= Problem details =
Pictures are not part of the copy. Retype the lines from the first one through the line that contains "neg_censor = [2.00, 2.48, 2.76, 2.83, 6.17, 6.68, 7.43, 7.81]".

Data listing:
╭──

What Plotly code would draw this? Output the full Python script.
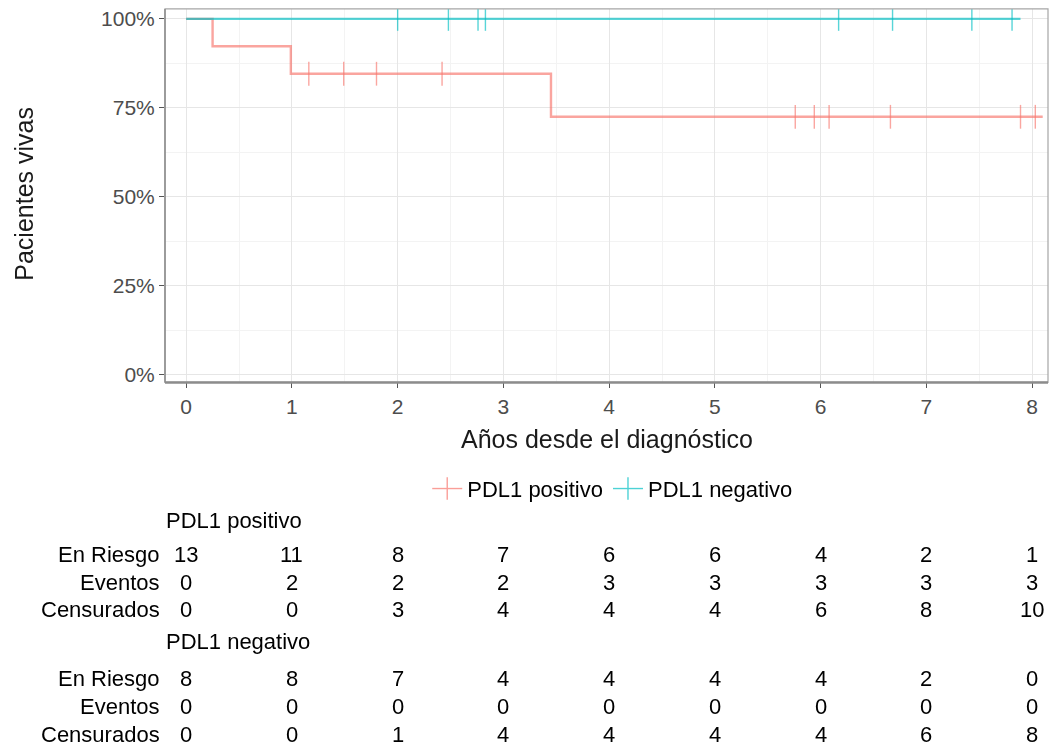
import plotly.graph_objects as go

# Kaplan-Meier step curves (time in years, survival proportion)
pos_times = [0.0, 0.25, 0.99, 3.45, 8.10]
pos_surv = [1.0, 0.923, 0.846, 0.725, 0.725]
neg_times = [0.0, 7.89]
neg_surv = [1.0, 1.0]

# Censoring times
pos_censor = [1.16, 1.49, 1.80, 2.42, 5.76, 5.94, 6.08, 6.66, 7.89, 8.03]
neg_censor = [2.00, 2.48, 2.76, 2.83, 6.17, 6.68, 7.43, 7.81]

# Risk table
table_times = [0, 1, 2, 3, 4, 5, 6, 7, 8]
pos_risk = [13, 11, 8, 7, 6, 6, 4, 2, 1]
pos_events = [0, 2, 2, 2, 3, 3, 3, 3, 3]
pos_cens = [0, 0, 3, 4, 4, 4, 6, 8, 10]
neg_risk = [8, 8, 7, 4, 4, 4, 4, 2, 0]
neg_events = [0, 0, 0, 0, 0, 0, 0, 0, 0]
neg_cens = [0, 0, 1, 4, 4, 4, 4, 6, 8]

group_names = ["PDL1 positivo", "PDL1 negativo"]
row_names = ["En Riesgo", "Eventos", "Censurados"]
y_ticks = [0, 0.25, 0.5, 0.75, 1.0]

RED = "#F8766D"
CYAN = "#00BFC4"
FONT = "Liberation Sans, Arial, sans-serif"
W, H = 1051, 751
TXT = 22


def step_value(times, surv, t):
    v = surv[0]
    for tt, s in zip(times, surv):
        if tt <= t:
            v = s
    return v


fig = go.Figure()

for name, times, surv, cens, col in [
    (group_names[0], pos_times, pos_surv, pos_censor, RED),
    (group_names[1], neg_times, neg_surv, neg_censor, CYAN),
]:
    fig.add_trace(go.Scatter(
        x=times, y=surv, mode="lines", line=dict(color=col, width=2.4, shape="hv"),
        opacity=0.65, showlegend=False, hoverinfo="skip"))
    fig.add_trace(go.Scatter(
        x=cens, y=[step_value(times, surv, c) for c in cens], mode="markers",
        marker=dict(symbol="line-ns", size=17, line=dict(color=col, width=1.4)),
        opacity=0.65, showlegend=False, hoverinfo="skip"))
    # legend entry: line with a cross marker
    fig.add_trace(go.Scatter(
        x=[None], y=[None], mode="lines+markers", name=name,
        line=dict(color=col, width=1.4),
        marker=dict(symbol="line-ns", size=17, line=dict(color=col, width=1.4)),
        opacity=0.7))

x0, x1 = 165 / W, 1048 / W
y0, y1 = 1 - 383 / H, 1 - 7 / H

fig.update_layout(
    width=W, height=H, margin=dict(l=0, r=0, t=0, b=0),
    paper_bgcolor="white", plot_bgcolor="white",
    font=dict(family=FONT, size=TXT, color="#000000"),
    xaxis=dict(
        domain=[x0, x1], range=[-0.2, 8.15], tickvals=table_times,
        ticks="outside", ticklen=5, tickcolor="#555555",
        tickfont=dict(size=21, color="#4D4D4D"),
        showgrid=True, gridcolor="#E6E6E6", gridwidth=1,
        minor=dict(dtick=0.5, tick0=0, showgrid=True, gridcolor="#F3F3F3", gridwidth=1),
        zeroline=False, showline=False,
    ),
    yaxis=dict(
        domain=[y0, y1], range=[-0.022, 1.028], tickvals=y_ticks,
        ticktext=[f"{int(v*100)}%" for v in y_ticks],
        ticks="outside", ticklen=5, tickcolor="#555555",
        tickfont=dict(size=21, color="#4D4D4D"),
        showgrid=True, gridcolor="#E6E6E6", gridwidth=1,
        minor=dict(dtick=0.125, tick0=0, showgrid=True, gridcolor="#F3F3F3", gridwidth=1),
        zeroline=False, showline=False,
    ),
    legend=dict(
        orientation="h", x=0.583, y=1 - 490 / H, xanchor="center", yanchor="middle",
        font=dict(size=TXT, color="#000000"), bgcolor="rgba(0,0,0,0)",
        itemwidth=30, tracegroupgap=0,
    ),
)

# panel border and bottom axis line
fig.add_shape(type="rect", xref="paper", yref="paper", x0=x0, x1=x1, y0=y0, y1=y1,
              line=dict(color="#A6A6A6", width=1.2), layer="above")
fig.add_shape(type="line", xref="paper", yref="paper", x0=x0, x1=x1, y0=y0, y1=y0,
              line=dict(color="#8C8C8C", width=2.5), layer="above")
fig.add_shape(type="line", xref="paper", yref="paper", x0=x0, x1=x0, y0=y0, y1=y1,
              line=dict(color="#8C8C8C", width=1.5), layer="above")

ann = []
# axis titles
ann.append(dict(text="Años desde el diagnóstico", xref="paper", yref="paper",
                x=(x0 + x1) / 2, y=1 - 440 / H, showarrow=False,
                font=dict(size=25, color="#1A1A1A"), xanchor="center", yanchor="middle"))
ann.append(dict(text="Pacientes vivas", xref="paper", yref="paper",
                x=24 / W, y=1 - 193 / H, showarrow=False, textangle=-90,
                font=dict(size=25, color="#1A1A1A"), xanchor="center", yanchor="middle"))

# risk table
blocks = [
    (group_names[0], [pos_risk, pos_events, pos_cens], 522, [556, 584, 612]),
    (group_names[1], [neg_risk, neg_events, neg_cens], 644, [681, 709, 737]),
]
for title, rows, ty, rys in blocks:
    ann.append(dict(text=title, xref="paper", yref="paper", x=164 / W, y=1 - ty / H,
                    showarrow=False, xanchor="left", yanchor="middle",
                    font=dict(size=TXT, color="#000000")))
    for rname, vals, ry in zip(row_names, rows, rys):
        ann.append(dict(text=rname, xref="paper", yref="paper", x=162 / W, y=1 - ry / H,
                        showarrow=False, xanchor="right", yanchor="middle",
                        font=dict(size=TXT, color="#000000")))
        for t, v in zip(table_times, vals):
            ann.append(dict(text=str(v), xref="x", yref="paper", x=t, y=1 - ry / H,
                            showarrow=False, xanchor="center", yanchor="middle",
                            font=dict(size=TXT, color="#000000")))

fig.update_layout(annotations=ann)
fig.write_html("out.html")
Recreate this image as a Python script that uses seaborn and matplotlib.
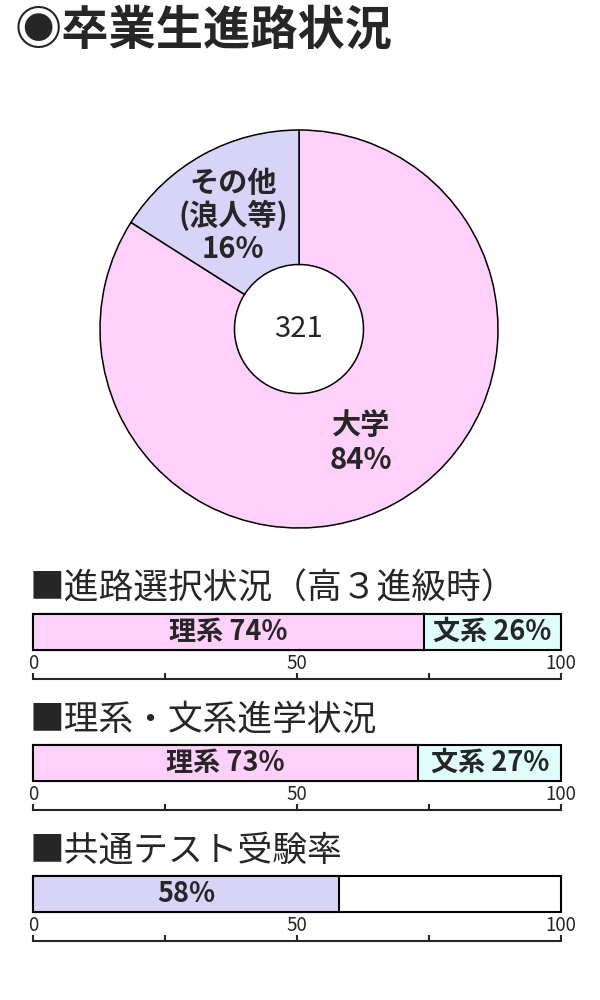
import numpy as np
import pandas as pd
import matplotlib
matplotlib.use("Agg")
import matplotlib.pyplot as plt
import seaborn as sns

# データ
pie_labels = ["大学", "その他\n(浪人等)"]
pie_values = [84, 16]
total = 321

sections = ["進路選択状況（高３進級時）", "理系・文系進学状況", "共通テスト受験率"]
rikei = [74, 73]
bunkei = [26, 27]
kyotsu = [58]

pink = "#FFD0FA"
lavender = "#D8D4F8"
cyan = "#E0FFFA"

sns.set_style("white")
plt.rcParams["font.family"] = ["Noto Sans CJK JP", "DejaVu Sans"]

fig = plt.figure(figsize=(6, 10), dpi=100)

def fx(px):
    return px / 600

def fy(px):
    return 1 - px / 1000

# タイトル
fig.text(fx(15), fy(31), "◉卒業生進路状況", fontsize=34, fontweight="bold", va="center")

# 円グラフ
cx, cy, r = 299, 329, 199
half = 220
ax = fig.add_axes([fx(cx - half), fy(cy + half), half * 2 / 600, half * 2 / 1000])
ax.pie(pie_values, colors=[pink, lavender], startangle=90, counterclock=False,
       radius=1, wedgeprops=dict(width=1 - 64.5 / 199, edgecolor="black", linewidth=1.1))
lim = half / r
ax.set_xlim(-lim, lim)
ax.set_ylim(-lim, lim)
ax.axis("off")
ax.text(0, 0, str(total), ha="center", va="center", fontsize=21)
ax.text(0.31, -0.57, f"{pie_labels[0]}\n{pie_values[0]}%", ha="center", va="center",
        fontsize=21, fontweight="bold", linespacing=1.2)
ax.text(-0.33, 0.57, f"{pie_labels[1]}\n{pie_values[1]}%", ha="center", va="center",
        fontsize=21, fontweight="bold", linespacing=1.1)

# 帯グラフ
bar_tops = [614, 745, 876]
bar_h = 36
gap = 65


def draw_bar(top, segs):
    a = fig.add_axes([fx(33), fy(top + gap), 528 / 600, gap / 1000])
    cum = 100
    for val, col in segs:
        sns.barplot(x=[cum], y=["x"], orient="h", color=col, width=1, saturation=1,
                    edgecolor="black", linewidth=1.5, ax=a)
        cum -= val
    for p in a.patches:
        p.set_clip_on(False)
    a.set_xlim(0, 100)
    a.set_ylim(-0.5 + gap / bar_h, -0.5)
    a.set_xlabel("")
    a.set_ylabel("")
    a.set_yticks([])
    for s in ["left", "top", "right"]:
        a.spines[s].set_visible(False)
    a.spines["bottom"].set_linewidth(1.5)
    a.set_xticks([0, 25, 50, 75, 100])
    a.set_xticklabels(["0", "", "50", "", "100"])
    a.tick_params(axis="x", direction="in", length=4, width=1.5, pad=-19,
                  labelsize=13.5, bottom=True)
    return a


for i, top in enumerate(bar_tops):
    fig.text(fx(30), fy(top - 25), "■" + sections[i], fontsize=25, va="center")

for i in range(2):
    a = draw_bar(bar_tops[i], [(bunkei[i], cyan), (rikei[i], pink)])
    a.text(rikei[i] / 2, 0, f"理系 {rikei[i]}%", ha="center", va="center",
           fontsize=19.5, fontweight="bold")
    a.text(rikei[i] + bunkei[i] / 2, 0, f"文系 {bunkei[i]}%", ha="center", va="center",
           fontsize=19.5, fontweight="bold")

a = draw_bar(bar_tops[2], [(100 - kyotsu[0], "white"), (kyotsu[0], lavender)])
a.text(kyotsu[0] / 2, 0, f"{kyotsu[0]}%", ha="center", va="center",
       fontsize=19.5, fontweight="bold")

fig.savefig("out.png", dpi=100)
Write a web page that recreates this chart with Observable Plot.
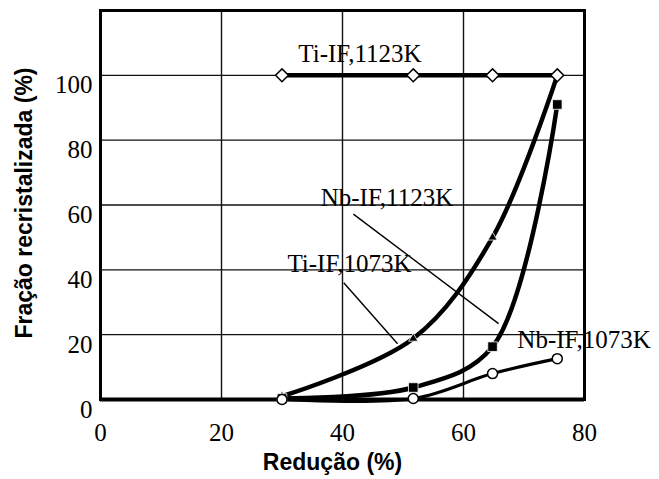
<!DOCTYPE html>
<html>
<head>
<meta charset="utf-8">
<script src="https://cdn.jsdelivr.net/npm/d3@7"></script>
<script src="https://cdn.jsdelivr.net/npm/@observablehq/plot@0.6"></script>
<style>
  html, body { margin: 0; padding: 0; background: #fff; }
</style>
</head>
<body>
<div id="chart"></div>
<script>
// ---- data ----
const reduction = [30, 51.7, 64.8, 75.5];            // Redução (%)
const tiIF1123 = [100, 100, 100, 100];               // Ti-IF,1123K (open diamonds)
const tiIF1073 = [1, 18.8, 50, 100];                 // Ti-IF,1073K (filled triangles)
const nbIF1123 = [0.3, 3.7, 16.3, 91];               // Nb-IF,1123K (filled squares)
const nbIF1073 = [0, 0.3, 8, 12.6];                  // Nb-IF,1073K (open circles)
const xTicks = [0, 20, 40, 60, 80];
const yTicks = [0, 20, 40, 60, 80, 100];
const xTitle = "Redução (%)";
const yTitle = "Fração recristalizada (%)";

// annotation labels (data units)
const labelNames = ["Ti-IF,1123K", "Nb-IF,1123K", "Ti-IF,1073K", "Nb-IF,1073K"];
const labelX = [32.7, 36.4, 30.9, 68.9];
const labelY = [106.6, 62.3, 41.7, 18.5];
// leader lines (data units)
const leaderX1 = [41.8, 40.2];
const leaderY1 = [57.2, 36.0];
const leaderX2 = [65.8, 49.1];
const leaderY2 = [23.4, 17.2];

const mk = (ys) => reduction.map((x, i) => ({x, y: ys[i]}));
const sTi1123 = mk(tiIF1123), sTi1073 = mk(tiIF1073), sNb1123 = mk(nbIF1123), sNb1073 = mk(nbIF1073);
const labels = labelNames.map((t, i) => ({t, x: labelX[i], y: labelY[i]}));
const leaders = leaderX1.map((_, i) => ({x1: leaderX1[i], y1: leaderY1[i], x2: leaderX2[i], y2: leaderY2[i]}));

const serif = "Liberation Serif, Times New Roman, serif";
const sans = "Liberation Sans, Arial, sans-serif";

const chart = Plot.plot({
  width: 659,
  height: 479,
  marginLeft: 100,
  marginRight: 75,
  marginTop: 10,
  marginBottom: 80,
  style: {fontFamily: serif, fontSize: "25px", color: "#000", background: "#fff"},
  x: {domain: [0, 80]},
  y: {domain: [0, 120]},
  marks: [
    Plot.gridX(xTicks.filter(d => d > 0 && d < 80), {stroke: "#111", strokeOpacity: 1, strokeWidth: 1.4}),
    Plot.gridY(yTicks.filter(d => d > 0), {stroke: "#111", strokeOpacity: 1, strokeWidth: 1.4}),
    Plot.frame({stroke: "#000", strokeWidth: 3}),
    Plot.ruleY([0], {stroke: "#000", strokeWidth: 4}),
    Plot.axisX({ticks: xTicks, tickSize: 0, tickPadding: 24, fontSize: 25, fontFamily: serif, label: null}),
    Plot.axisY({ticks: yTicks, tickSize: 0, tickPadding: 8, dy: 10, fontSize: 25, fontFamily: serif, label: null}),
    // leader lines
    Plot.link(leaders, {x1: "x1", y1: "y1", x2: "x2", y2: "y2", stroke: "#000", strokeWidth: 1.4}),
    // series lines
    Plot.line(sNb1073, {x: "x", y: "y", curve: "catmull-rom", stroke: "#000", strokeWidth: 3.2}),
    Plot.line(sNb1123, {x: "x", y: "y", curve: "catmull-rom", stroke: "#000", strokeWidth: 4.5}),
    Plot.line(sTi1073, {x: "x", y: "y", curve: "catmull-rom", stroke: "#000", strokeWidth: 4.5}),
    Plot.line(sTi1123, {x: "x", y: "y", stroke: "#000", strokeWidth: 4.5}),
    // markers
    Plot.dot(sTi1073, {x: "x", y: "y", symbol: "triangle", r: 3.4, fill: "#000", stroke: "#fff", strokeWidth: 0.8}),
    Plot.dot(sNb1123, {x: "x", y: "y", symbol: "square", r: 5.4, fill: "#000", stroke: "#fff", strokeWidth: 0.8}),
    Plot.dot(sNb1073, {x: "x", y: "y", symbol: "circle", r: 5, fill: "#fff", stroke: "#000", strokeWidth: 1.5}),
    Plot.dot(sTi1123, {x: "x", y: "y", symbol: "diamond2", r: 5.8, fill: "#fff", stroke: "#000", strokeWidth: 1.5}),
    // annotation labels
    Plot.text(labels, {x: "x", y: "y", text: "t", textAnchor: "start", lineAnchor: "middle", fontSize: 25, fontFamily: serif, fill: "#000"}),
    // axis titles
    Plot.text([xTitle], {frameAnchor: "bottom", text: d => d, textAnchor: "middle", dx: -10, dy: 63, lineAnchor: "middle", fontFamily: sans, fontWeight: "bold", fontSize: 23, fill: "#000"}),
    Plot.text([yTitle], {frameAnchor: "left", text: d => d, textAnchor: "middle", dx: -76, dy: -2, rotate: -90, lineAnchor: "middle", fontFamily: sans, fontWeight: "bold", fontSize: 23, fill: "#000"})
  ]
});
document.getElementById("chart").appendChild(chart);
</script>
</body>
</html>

╰──

= Finished exercise =
What Plotly code would draw this? Output the full Python script.
import plotly.graph_objects as go

# Kaplan-Meier step curves (time in years, survival proportion)
pos_times = [0.0, 0.25, 0.99, 3.45, 8.10]
pos_surv = [1.0, 0.923, 0.846, 0.725, 0.725]
neg_times = [0.0, 7.89]
neg_surv = [1.0, 1.0]

# Censoring times
pos_censor = [1.16, 1.49, 1.80, 2.42, 5.76, 5.94, 6.08, 6.66, 7.89, 8.03]
neg_censor = [2.00, 2.48, 2.76, 2.83, 6.17, 6.68, 7.43, 7.81]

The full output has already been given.